WORK INSTRUCTIONS — Repeat the material below exactly, with no pictures.

RECORDED INFORMATION —
******************************
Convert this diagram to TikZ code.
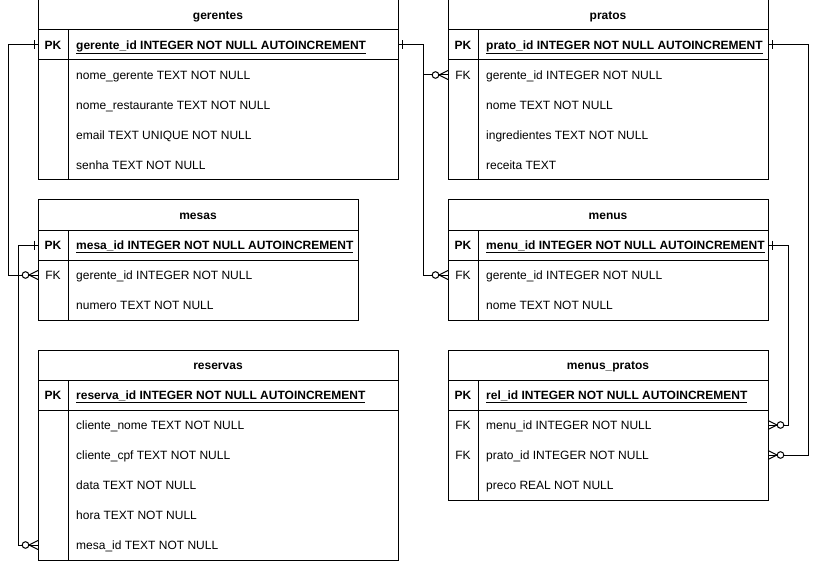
\documentclass[tikz,border=0pt]{standalone}
\usepackage{fontspec}
\setmainfont{Liberation Sans}
\tikzset{
  conn/.style={line width=1pt, draw=black},
  tbl/.style={line width=1pt, draw=black},
  rowbox/.style={minimum height=30pt, inner sep=0pt, outer sep=0pt, anchor=north west},
  keytxt/.style={anchor=base, inner sep=0pt, font=\fontsize{12}{14}\selectfont},
  fldtxt/.style={anchor=base west, inner sep=0pt, font=\fontsize{12}{14}\selectfont},
  ttl/.style={anchor=base, inner sep=0pt, font=\fontsize{12}{14}\selectfont\bfseries},
}
% table frame: name, x, y, width, number of field rows, title
\newcommand{\ertable}[6]{%
  \draw[tbl] (#2,#3) rectangle ++(#4,{30+30*#5});
  \node[rowbox, minimum width=#4pt] (#1) at (#2,#3) {};
  \node[ttl] (#1-t) at ([yshift=-4.5pt]#1.center) {#6};
  \draw[tbl] (#2,{#3+30}) -- ++(#4,0);
  \draw[tbl] (#2,{#3+60}) -- ++(#4,0);
  \draw[tbl] ({#2+30},{#3+30}) -- ({#2+30},{#3+30+30*#5});
}
% row: name, x, y, width, key, text
\newcommand{\errow}[6]{%
  \node[rowbox, minimum width=#4pt] (#1) at (#2,#3) {};
  \node[keytxt] (#1-k) at ([xshift=15pt,yshift=-4.5pt]#1.west) {#5};
  \node[fldtxt] (#1-f) at ([xshift=38pt,yshift=-4.5pt]#1.west) {#6};
}
\newcommand{\pkrow}[5]{\errow{#1}{#2}{#3}{#4}{\bfseries PK}{{\bfseries\underline{#5}}}}
% one-mark: anchor, direction (-1 west side, +1 east side)
\newcommand{\onemark}[2]{%
  \draw[conn] ([xshift=#2*4pt, yshift=4.5pt]#1) -- ([xshift=#2*4pt, yshift=-4.5pt]#1);
}
% zero-to-many mark
\newcommand{\zeromany}[2]{%
  \draw[conn] ([xshift=#2*9pt]#1) -- ([yshift=4.5pt]#1)
              ([xshift=#2*9pt]#1) -- ([yshift=-4.5pt]#1);
  \draw[conn, fill=white] ([xshift=#2*12.5pt]#1) circle (3.3);
}
\begin{document}
\begin{tikzpicture}[x=1pt, y=-1pt]
\fill[white] (0,0) rectangle (818,561);
\useasboundingbox (0,0) rectangle (818,561);

% gerentes
\ertable{g}{38}{0}{360}{5}{gerentes}
\pkrow{g1}{38}{30}{360}{gerente\_id INTEGER NOT NULL AUTOINCREMENT}
\errow{g2}{38}{60}{360}{}{nome\_gerente TEXT NOT NULL}
\errow{g3}{38}{90}{360}{}{nome\_restaurante TEXT NOT NULL}
\errow{g4}{38}{120}{360}{}{email TEXT UNIQUE NOT NULL}
\errow{g5}{38}{150}{360}{}{senha TEXT NOT NULL}

% pratos
\ertable{p}{448}{0}{320}{5}{pratos}
\pkrow{p1}{448}{30}{320}{prato\_id INTEGER NOT NULL AUTOINCREMENT}
\errow{p2}{448}{60}{320}{FK}{gerente\_id INTEGER NOT NULL}
\errow{p3}{448}{90}{320}{}{nome TEXT NOT NULL}
\errow{p4}{448}{120}{320}{}{ingredientes TEXT NOT NULL}
\errow{p5}{448}{150}{320}{}{receita TEXT}

% mesas
\ertable{m}{38}{200}{320}{3}{mesas}
\pkrow{m1}{38}{230}{320}{mesa\_id INTEGER NOT NULL AUTOINCREMENT}
\errow{m2}{38}{260}{320}{FK}{gerente\_id INTEGER NOT NULL}
\errow{m3}{38}{290}{320}{}{numero TEXT NOT NULL}

% menus
\ertable{n}{448}{200}{320}{3}{menus}
\pkrow{n1}{448}{230}{320}{menu\_id INTEGER NOT NULL AUTOINCREMENT}
\errow{n2}{448}{260}{320}{FK}{gerente\_id INTEGER NOT NULL}
\errow{n3}{448}{290}{320}{}{nome TEXT NOT NULL}

% reservas
\ertable{r}{38}{350}{360}{6}{reservas}
\pkrow{r1}{38}{380}{360}{reserva\_id INTEGER NOT NULL AUTOINCREMENT}
\errow{r2}{38}{410}{360}{}{cliente\_nome TEXT NOT NULL}
\errow{r3}{38}{440}{360}{}{cliente\_cpf TEXT NOT NULL}
\errow{r4}{38}{470}{360}{}{data TEXT NOT NULL}
\errow{r5}{38}{500}{360}{}{hora TEXT NOT NULL}
\errow{r6}{38}{530}{360}{}{mesa\_id TEXT NOT NULL}

% menus_pratos
\ertable{q}{448}{350}{320}{4}{menus\_pratos}
\pkrow{q1}{448}{380}{320}{rel\_id INTEGER NOT NULL AUTOINCREMENT}
\errow{q2}{448}{410}{320}{FK}{menu\_id INTEGER NOT NULL}
\errow{q3}{448}{440}{320}{FK}{prato\_id INTEGER NOT NULL}
\errow{q4}{448}{470}{320}{}{preco REAL NOT NULL}

% connectors
\draw[conn] (g1.west) -- ++(-30,0) |- (m2.west);
\draw[conn] (m1.west) -- ++(-20,0) |- (r6.west);
\draw[conn] (g1.east) -- ++(25,0) |- (p2.west);
\draw[conn] (g1.east) -- ++(25,0) |- (n2.west);
\draw[conn] (p1.east) -- ++(40,0) |- (q3.east);
\draw[conn] (n1.east) -- ++(20,0) |- (q2.east);

% end marks
\onemark{g1.west}{-1}
\onemark{m1.west}{-1}
\onemark{g1.east}{1}
\onemark{p1.east}{1}
\onemark{n1.east}{1}
\zeromany{m2.west}{-1}
\zeromany{r6.west}{-1}
\zeromany{p2.west}{-1}
\zeromany{n2.west}{-1}
\zeromany{q2.east}{1}
\zeromany{q3.east}{1}
\end{tikzpicture}
\end{document}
******************************
WRITTEN REPLY —
Convert this diagram to TikZ code.
\documentclass[tikz,border=0pt]{standalone}
\usepackage{fontspec}
\setmainfont{Liberation Sans}
\tikzset{
  conn/.style={line width=1pt, draw=black},
  tbl/.style={line width=1pt, draw=black},
  rowbox/.style={minimum height=30pt, inner sep=0pt, outer sep=0pt, anchor=north west},
  keytxt/.style={anchor=base, inner sep=0pt, font=\fontsize{12}{14}\selectfont},
  fldtxt/.style={anchor=base west, inner sep=0pt, font=\fontsize{12}{14}\selectfont},
  ttl/.style={anchor=base, inner sep=0pt, font=\fontsize{12}{14}\selectfont\bfseries},
}
% table frame: name, x, y, width, number of field rows, title
\newcommand{\ertable}[6]{%
  \draw[tbl] (#2,#3) rectangle ++(#4,{30+30*#5});
  \node[rowbox, minimum width=#4pt] (#1) at (#2,#3) {};
  \node[ttl] (#1-t) at ([yshift=-4.5pt]#1.center) {#6};
  \draw[tbl] (#2,{#3+30}) -- ++(#4,0);
  \draw[tbl] (#2,{#3+60}) -- ++(#4,0);
  \draw[tbl] ({#2+30},{#3+30}) -- ({#2+30},{#3+30+30*#5});
}
% row: name, x, y, width, key, text
\newcommand{\errow}[6]{%
  \node[rowbox, minimum width=#4pt] (#1) at (#2,#3) {};
  \node[keytxt] (#1-k) at ([xshift=15pt,yshift=-4.5pt]#1.west) {#5};
  \node[fldtxt] (#1-f) at ([xshift=38pt,yshift=-4.5pt]#1.west) {#6};
}
\newcommand{\pkrow}[5]{\errow{#1}{#2}{#3}{#4}{\bfseries PK}{{\bfseries\underline{#5}}}}
% one-mark: anchor, direction (-1 west side, +1 east side)
\newcommand{\onemark}[2]{%
  \draw[conn] ([xshift=#2*4pt, yshift=4.5pt]#1) -- ([xshift=#2*4pt, yshift=-4.5pt]#1);
}
% zero-to-many mark
\newcommand{\zeromany}[2]{%
  \draw[conn] ([xshift=#2*9pt]#1) -- ([yshift=4.5pt]#1)
              ([xshift=#2*9pt]#1) -- ([yshift=-4.5pt]#1);
  \draw[conn, fill=white] ([xshift=#2*12.5pt]#1) circle (3.3);
}
\begin{document}
\begin{tikzpicture}[x=1pt, y=-1pt]
\fill[white] (0,0) rectangle (818,561);
\useasboundingbox (0,0) rectangle (818,561);

% gerentes
\ertable{g}{38}{0}{360}{5}{gerentes}
\pkrow{g1}{38}{30}{360}{gerente\_id INTEGER NOT NULL AUTOINCREMENT}
\errow{g2}{38}{60}{360}{}{nome\_gerente TEXT NOT NULL}
\errow{g3}{38}{90}{360}{}{nome\_restaurante TEXT NOT NULL}
\errow{g4}{38}{120}{360}{}{email TEXT UNIQUE NOT NULL}
\errow{g5}{38}{150}{360}{}{senha TEXT NOT NULL}

% pratos
\ertable{p}{448}{0}{320}{5}{pratos}
\pkrow{p1}{448}{30}{320}{prato\_id INTEGER NOT NULL AUTOINCREMENT}
\errow{p2}{448}{60}{320}{FK}{gerente\_id INTEGER NOT NULL}
\errow{p3}{448}{90}{320}{}{nome TEXT NOT NULL}
\errow{p4}{448}{120}{320}{}{ingredientes TEXT NOT NULL}
\errow{p5}{448}{150}{320}{}{receita TEXT}

% mesas
\ertable{m}{38}{200}{320}{3}{mesas}
\pkrow{m1}{38}{230}{320}{mesa\_id INTEGER NOT NULL AUTOINCREMENT}
\errow{m2}{38}{260}{320}{FK}{gerente\_id INTEGER NOT NULL}
\errow{m3}{38}{290}{320}{}{numero TEXT NOT NULL}

% menus
\ertable{n}{448}{200}{320}{3}{menus}
\pkrow{n1}{448}{230}{320}{menu\_id INTEGER NOT NULL AUTOINCREMENT}
\errow{n2}{448}{260}{320}{FK}{gerente\_id INTEGER NOT NULL}
\errow{n3}{448}{290}{320}{}{nome TEXT NOT NULL}

% reservas
\ertable{r}{38}{350}{360}{6}{reservas}
\pkrow{r1}{38}{380}{360}{reserva\_id INTEGER NOT NULL AUTOINCREMENT}
\errow{r2}{38}{410}{360}{}{cliente\_nome TEXT NOT NULL}
\errow{r3}{38}{440}{360}{}{cliente\_cpf TEXT NOT NULL}
\errow{r4}{38}{470}{360}{}{data TEXT NOT NULL}
\errow{r5}{38}{500}{360}{}{hora TEXT NOT NULL}
\errow{r6}{38}{530}{360}{}{mesa\_id TEXT NOT NULL}

% menus_pratos
\ertable{q}{448}{350}{320}{4}{menus\_pratos}
\pkrow{q1}{448}{380}{320}{rel\_id INTEGER NOT NULL AUTOINCREMENT}
\errow{q2}{448}{410}{320}{FK}{menu\_id INTEGER NOT NULL}
\errow{q3}{448}{440}{320}{FK}{prato\_id INTEGER NOT NULL}
\errow{q4}{448}{470}{320}{}{preco REAL NOT NULL}

% connectors
\draw[conn] (g1.west) -- ++(-30,0) |- (m2.west);
\draw[conn] (m1.west) -- ++(-20,0) |- (r6.west);
\draw[conn] (g1.east) -- ++(25,0) |- (p2.west);
\draw[conn] (g1.east) -- ++(25,0) |- (n2.west);
\draw[conn] (p1.east) -- ++(40,0) |- (q3.east);
\draw[conn] (n1.east) -- ++(20,0) |- (q2.east);

% end marks
\onemark{g1.west}{-1}
\onemark{m1.west}{-1}
\onemark{g1.east}{1}
\onemark{p1.east}{1}
\onemark{n1.east}{1}
\zeromany{m2.west}{-1}
\zeromany{r6.west}{-1}
\zeromany{p2.west}{-1}
\zeromany{n2.west}{-1}
\zeromany{q2.east}{1}
\zeromany{q3.east}{1}
\end{tikzpicture}
\end{document}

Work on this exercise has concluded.